How to Keep Going Despite the Huge Challenge of COVID-19
Humankind has been faced with uncertainties of unknown magnitude over the years, but COVID-19 has proved to be a catastrophic pandemic that has continued to take lives, rob peace, and rattle comfort from many people in numerous ways. In its trajectory, it has left a devastating trail of disruption of societal wellbeing, ranging from emotional, financial, transport, and social – cultural norms, that include human relatedness.
The Question is, how do we get going?
(i) Use positive affirmations or “I” statements: These are self-statements that enhance positive thought line, and help confront emotional fears and destructive cognitions. Laments can become common in times of COVID-19 as follows:
“Things are really bad….” “we are on dead end.”
“Am distressed at the loss of my job,
“the debt burden is too huge…”
“this lockdown is getting into my nerves”
A troubled mind can easily be calmed through positively affirming oneself with words such as: I am a peaceful person”.
“It’s not the worst… “
“Life is still meaningful and Am learning each day…”
“I will remain confident… and calm”
“This is a passing cloud”
Negative self-talk might rob us of our creativity and problem-solving strategies which we undoubtedly need in dealing with this COVID-19 situation. On the other hand, positive affirmation energizes and reenergizes us as to progress forward and gives strength to those around us who witness our responses to the crisis at hand.

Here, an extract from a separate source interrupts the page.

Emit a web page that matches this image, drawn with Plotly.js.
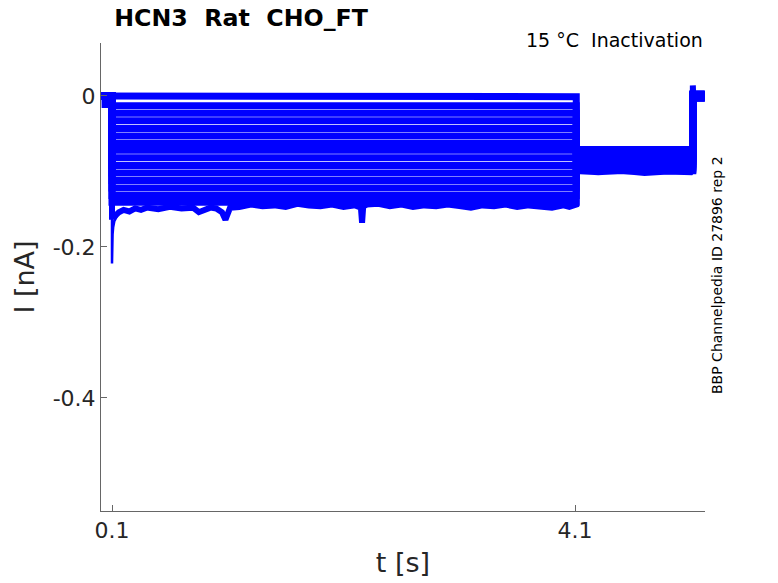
<!DOCTYPE html>
<html>
<head>
<meta charset="utf-8">
<script src="https://cdn.plot.ly/plotly-3.0.1.min.js"></script>
<style>html,body{margin:0;padding:0;background:#fff;}#chart{width:778px;height:583px;}</style>
</head>
<body>
<div id="chart"></div>
<script>
// Protocol times (s): record start, step on, step off, tail off, record end
const protocolTimes = [0.005, 0.1, 4.11, 5.117, 5.22];
// Steady current during the conditioning step for each sweep (nA)
const stepLevels = [-0.001, -0.013, -0.023, -0.033, -0.043, -0.053, -0.063, -0.072, -0.082, -0.092, -0.102, -0.112, -0.122, -0.132, -0.141];
// Current during the test (tail) pulse for each sweep (nA)
const tailLevels = [-0.071, -0.073, -0.075, -0.077, -0.079, -0.081, -0.083, -0.085, -0.087, -0.089, -0.091, -0.093, -0.095, -0.097, -0.099];
// Current after the test pulse for each sweep (nA)
const postLevels = [0.003, 0.002, 0.002, 0.001, 0.001, 0.000, 0.000, -0.001, -0.001, -0.002, -0.002, -0.003, -0.003, -0.002, 0.000];

// Deepest sweep: onset transient (fast)
const onsetT = [0.0999, 0.1, 0.102, 0.105, 0.11, 0.12, 0.14];
const onsetI = [0.000, -0.222, -0.200, -0.183, -0.174, -0.166, -0.160];
// Deepest sweep: holding artefact, step, tail and return, read in detail
const deepT = [0.005, 0.035, 0.036, 0.045, 0.046, 0.0999, 0.1, 0.12, 0.16, 0.2, 0.25, 0.3, 0.35, 0.4, 0.5, 0.6, 0.7, 0.8, 0.85, 0.9, 0.95, 1.0, 1.05, 1.08, 1.1, 1.12, 1.2, 1.3, 1.4, 1.5, 1.6, 1.7, 1.8, 1.9, 2.0, 2.1, 2.2, 2.25, 2.26, 2.27, 2.3, 2.4, 2.5, 2.6, 2.7, 2.8, 2.9, 3.0, 3.1, 3.2, 3.3, 3.4, 3.5, 3.6, 3.7, 3.8, 3.9, 4.0, 4.05, 4.11, 4.111, 4.3, 4.5, 4.7, 4.9, 5.1, 5.116, 5.117, 5.119, 5.12, 5.22];
const deepI = [0.000, 0.000, -0.012, -0.012, 0.000, 0.000, -0.160, -0.160, -0.154, -0.151, -0.153, -0.149, -0.151, -0.148, -0.150, -0.147, -0.149, -0.148, -0.154, -0.151, -0.148, -0.149, -0.154, -0.164, -0.156, -0.148, -0.147, -0.144, -0.146, -0.145, -0.147, -0.143, -0.145, -0.146, -0.144, -0.147, -0.145, -0.148, -0.168, -0.146, -0.144, -0.143, -0.146, -0.144, -0.147, -0.145, -0.146, -0.144, -0.146, -0.148, -0.145, -0.146, -0.144, -0.147, -0.145, -0.146, -0.148, -0.145, -0.147, -0.144, -0.099, -0.101, -0.099, -0.102, -0.100, -0.101, -0.098, 0.014, 0.014, 0.000, 0.000];

const xTickVals = [0.1, 4.1];
const xTickText = ['0.1', '4.1'];
const yTickVals = [-0.4, -0.2, 0];
const yTickText = ['-0.4', '-0.2', '0'];

const blue = '#0000ff';
const traces = [];
for (let i = 0; i < stepLevels.length; i++) {
  const p = protocolTimes;
  traces.push({
    type: 'scatter', mode: 'lines', hoverinfo: 'skip', showlegend: false,
    x: [p[0], p[1] - 0.0001, p[1], p[2], p[2], p[3], p[3], p[4]],
    y: [0, 0, stepLevels[i], stepLevels[i], tailLevels[i], tailLevels[i], postLevels[i], postLevels[i]],
    line: {color: blue, width: 7.0}
  });
}
traces.push({
  type: 'scatter', mode: 'lines', hoverinfo: 'skip', showlegend: false,
  x: deepT, y: deepI, line: {color: blue, width: 6}
});
traces.push({
  type: 'scatter', mode: 'lines', hoverinfo: 'skip', showlegend: false,
  x: onsetT, y: onsetI, line: {color: blue, width: 2.5}
});

const font = 'DejaVu Sans, sans-serif';
const layout = {
  width: 778, height: 583,
  margin: {l: 101, r: 73, t: 43, b: 72, pad: 0},
  paper_bgcolor: '#fff', plot_bgcolor: '#fff',
  showlegend: false,
  title: {
    text: '<b>HCN3\u00a0\u00a0Rat\u00a0\u00a0CHO_FT</b>',
    font: {family: font, size: 23.7, color: '#000'},
    xref: 'paper', x: 0.022, xanchor: 'left',
    yref: 'container', y: 1 - 18 / 583, yanchor: 'middle'
  },
  xaxis: {
    range: [0.005, 5.222], showgrid: false, zeroline: false,
    showline: true, linecolor: '#666', linewidth: 1, mirror: false,
    ticks: 'inside', ticklen: 6, tickcolor: '#666', tickwidth: 1,
    tickvals: xTickVals, ticktext: xTickText,
    tickfont: {family: font, size: 22, color: '#262626'},
    title: {text: 't [s]', font: {family: font, size: 27, color: '#262626'}, standoff: 10}
  },
  yaxis: {
    range: [-0.55, 0.0702], showgrid: false, zeroline: false,
    showline: true, linecolor: '#666', linewidth: 1, mirror: false,
    ticks: 'inside', ticklen: 6, tickcolor: '#666', tickwidth: 1,
    tickvals: yTickVals, ticktext: yTickText,
    tickfont: {family: font, size: 22, color: '#262626'},
    title: {text: 'I [nA]', font: {family: font, size: 27, color: '#262626'}, standoff: 10}
  },
  annotations: [
    {text: '15 °C\u00a0\u00a0Inactivation', xref: 'paper', yref: 'paper', x: 1, y: 1 + 3 / 468,
     xanchor: 'right', yanchor: 'middle', showarrow: false,
     font: {family: font, size: 19, color: '#000'}, xshift: 0},
    {text: 'BBP Channelpedia ID 27896 rep 2', xref: 'paper', yref: 'paper',
     x: 1, y: (511 - 275) / 468, xanchor: 'center', yanchor: 'middle', xshift: 12,
     textangle: -90, showarrow: false, font: {family: font, size: 14, color: '#000'}}
  ]
};
Plotly.newPlot('chart', traces, layout, {displayModeBar: false, staticPlot: true});
</script>
</body>
</html>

(ii) Social support: In these troubled times, people may be tempted to isolate themselves to their own detriment, but social support adds strength and stability to individuals and communities alike (Caution: It is still possible to embrace social support even when staying at home and observing all safety guidelines).

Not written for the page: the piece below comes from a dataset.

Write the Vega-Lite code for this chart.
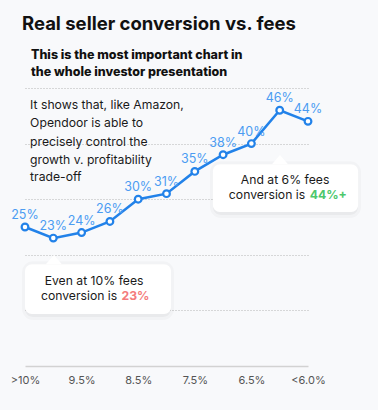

Social isolation however might end up taking a toll on both the social and mental health due loneliness therefore heightening the risk of human dysfunction and illness.
(iii) Value family: Human beings are social creatures who love face to face interaction, enjoy being together, and working together. Both adults and children left alone might suffer stress, therefore there is need to build a strong commitment to the family. A family that is well connected enhances a sense of belonging, security, and psycho-social support towards each other. This provides a strong anchor for everyone to move on.

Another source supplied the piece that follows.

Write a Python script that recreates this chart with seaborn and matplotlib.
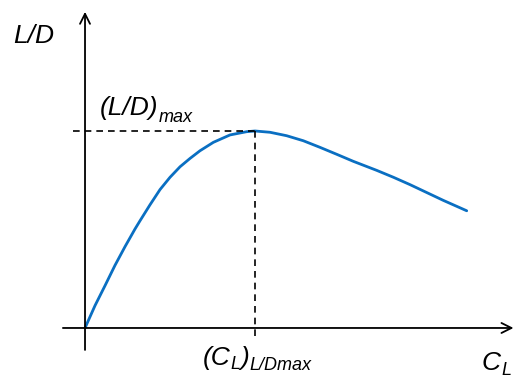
import matplotlib
matplotlib.use("Agg")
import matplotlib.pyplot as plt
import seaborn as sns
import pandas as pd

# Lift coefficient and lift-to-drag ratio along the curve
cl_values = [0, 0.059, 0.118, 0.176, 0.235, 0.294, 0.324, 0.382, 0.441, 0.5,
             0.559, 0.618, 0.676, 0.755, 0.853, 0.951, 1.0, 1.088, 1.186,
             1.284, 1.382, 1.481, 1.578, 1.716, 1.814, 1.912, 2.01, 2.108,
             2.206, 2.245]
ld_values = [0, 2.28, 4.31, 6.35, 8.25, 10.05, 10.9, 12.5, 14.05, 15.3,
             16.37, 17.22, 17.99, 18.85, 19.6, 19.93, 20.0, 19.87, 19.52,
             19.01, 18.34, 17.63, 16.92, 16.0, 15.3, 14.55, 13.75, 12.95,
             12.2, 11.9]
cl_opt = 1.0
ld_max = 20.0

sns.set_style("white")
plt.rcParams['font.family'] = ['Liberation Sans', 'DejaVu Sans']

df = pd.DataFrame({"CL": cl_values, "LD": ld_values})

W, H = 515, 379
fig = plt.figure(figsize=(W / 100, H / 100), dpi=100)
ax = fig.add_axes([0, 0, 1, 1])
ax.set_xlim(-0.5, 2.529)
ax.set_ylim(-5.18, 33.3)
ax.axis("off")

sns.lineplot(data=df, x="CL", y="LD", ax=ax, color="#0a6fc2", lw=2.0,
             sort=False, legend=False)

# Axes drawn as arrows
ax.annotate("", xy=(0, 32.1), xytext=(0, -2.23),
            arrowprops=dict(arrowstyle="->", lw=1.3, color="black",
                            mutation_scale=18, shrinkA=0, shrinkB=0))
ax.annotate("", xy=(2.52, 0), xytext=(-0.13, 0),
            arrowprops=dict(arrowstyle="->", lw=1.3, color="black",
                            mutation_scale=18, shrinkA=0, shrinkB=0))

# Guide lines to the maximum
ax.plot([-0.07, cl_opt], [ld_max, ld_max], color="black", lw=1.2,
        dashes=(4, 3))
ax.plot([cl_opt, cl_opt], [ld_max, -1.25], color="black", lw=1.2,
        dashes=(4, 3))

renderer = fig.canvas.get_renderer()


def label(x_px, base_px, pieces):
    """Write italic text pieces one after another; each piece is
    (text, fontsize, baseline shift in pixels)."""
    x = x_px
    for s, size, dy in pieces:
        t = fig.text(x / W, 1 - (base_px + dy) / H, s, fontsize=size,
                     fontstyle="italic", ha="left", va="baseline",
                     color="black")
        x += t.get_window_extent(renderer).width


big, small = 19, 13
label(13, 43, [("L/D", big, 0)])
label(100, 115, [("(L/D)", big, 0), ("max", small, 7)])
label(203, 365, [("(C", big, 0), ("L", small, 4), (")", big, 0),
                 ("L/Dmax", small, 5)])
label(482, 370, [("C", big, 0), ("L", small, 5)])

fig.savefig("out.png", dpi=100)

On the other hand, in dysfunctional and fragmented families, people become passive, reactive and alienated from each other. There is no psycho-social support, commitment, or care to the detriment of the members.
(iv) Motivation to Continue working and keeping busy in a healthy way: the saying goes, “An idle mind is the devil’s workshop”. Human beings derive meaning and purpose from work. While majority of people are grounded and the nature of their jobs require them to be out in the field, technology has also allowed many to work at and from home. As much as possible, get involved in some activities. There are many positive ways to occupy one’s time and mind and remain clear-headed while staying in the confines of our houses.
(vi) Leisure: It takes personal discipline and perseverance to enjoy rest and leisure.
Here are some simple activities you can spend time engaging in: read and journalize, draw if you can and get yourself busy, jog on the spot, play an instrument, if you have one and create music.
Note: Do not entertain guilt feelings if you are not able to do these things for one reason or another, but do strive to be productive in your day and keep yourself positively busy. These activities will help defuse psychological stress and bring a smile to your face.
(vii) Personal Qualities: certain qualities such as openness to experience, hope and optimism, hardiness, no quit attitude and faith are important for all of us to face COVID-19 situations.
(viii) Seek Professional help: This might buffer you from negative feelings, thoughts and behaviors that might lead to more negativity and self-harming attitudes. COVID-19 is not here to stay, someday we shall look back and tell stories of this adversity may be with a smile as well as mixed feelings but the lessons learnt are meant to make us better people and to develop our resources in a better way.